Following on from the theme of last week’s article, we are going to be looking at what affect a 3% hike in stamp duty will have on the London property market. The property market is absorbing the news of the planned tax assault on buy to let by the chancellor, this change will force investors to pay thousands more in stamp duty on new purchases on top of the loss of tax reliefs unveiled in July.
A new 3% additional stamp duty rate on any property bought as a buy to let or as a second home will see the tax on a £175,000 purchase jump sixfold from £1,000 to £6,250. For someone buying in London, say a two-bed flat for £400,000, the stamp duty rises from £10,000 to £22,000. This is a significant rise and agents are already seeing signs of heightened activity from those who wish to avoid this extra hike.
As mentioned in last week’s article property is one of the few industries producing money for investors, a pie which the government is trying to get a piece of. The following example illustrates this: If an investor purchases a property to hold long term at £250,000 and over a good five year period the property rises to £400,000 the investor can refinance at say 70%. They then can extract £280,000 from the property. This will give them the 25% initial deposit back of £62,500 and about £217,500 in ‘profit’. The government gets none of this; there are only two types of tax on property one is on the income and the other is on the sale. If you don't sell you do not pay. There are only two ways to profit on a property, one is the rental income and the other is the increase in value.
The above scenario is impressive and realistic, if you had purchased a property in 2010 in the right location you could well be sitting on this type of gain. It is understandable the government therefore wants a piece of this pie. This will be the third round of stamp duty hikes, in recent years. The market has recovered well from the two previous hikes, though the top end of the market is still a little sluggish currently, which is expected considering the steep hike. The real blow would have been the mansion tax if it had crept in, this was likely if Labour had won the recent elections. Many were predicting the property market would not have recovered if this would have come in. Property however is more resilient than most assume, Hong Kong introduced a Mansion Tax, the property market was stagnant for a while and then once the market had absorbed the change it carried on rising.
Therefore with a resilient London property market, the expected hike will cause a rise in activity which has already started to occur, this will increase up till April 2016 then the market will stop for a breath, giving the market a chance to absorb and put into perspective the rise, and then it will carry on rising again. Where else will investors both nationally and globally put their money? A property is a natural annuity. An annuity is a stream of payments; it’s a word I got to know well having studied this one word for many years at university. An annuity is what underpins many investment products, such as life assurance, bonds and pension schemes. With life assurance you pay in a series of payments and your estate gets a lump sum when you die. With a pension scheme the same scenario - you pay in, but the event of a payout is on retirement or a reduced sum on death. Interestingly both of these products have an end date, based on an event, death or retirement. At university I learned complicated terms which surround these products, for example in the case of a pension scheme, you have terms like Annual Management Fee, Renewal Fee, Bid/Offer spread, Market Value Adjustment, tied into these products. Clever words to bamboozle the average person into thinking they are justified and bonafide. All these words mask the fact that the pension scheme is taking money out of your pocket and putting it in theirs – period - from the sales agent to the fund manager and to top it all of the returns are usually abysmal.

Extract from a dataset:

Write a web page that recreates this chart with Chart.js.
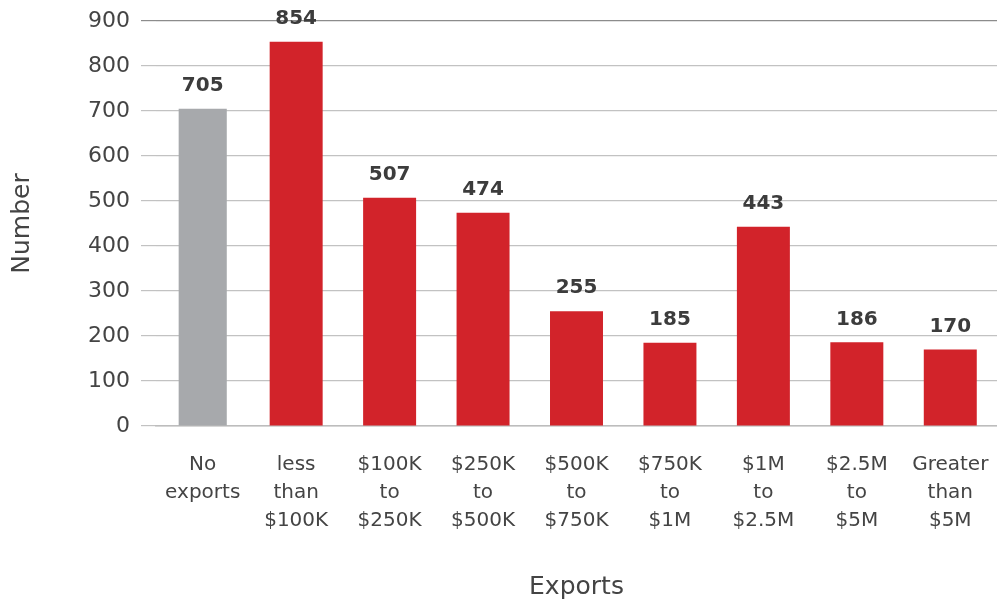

In contrast, property is simple to understand. Income is only in two ways and expenses are the mortgage payments, maintenance and agent’s fees. The average lay man can comprehend this, you don't need a university degree. Furthermore the property, assuming it’s freehold, does not have an end date to it. It will carry on producing a monthly payment stream long past when you’re gone. There are many typical Jewish families who had the foresight to purchase London property just after the second world war. They own thousands of properties in London which are now handled by the third generation of their families and they generally do not sell but carry on amassing. We only get to deal with the scraps left over.
Those who have been sitting on the fence for many years now is the time to move. I have met investors who have been contemplating buying property for even as long as ten years, they are the procrastinators. They move through life by looking in the rear view mirror, always looking at what has happened and how they have missed the boat rather than looking at the terrain ahead.
Looking backwards in property you will always feel you have ‘missed the boat’. But if you turn around and look ahead there is a chance you won’t miss the next one.
I have heard people come and say the market cannot carry on like this, it has to come down. Well it hasn’t, and medium to long term it will not in my opinion. Of course there will be periods of down turn, but it’s not a crash. These periods are temporary periods of stagnation. Property does not crash, it drops in price for example by 10-15%, especially in solid locations like London.
In a previous article I compared the price of a painting done by Picasso and London property.
The painting had gone up by 462% in 18 years; roughly 25% per annum. There is no comparison to this piece and with age it will increase in value.
According to Nationwide London property prices have increased by 334% during the same period, this equates to an annual uplift of 18%. London property comes out on top because it produces income and it’s easier to get funding on it.
You have a short window of time to make a decision if you wish to save the extra 3%, it can take 3 months to complete a deal and Christmas is traditionally a slow period in the property market, therefore if you want to invest now is the time.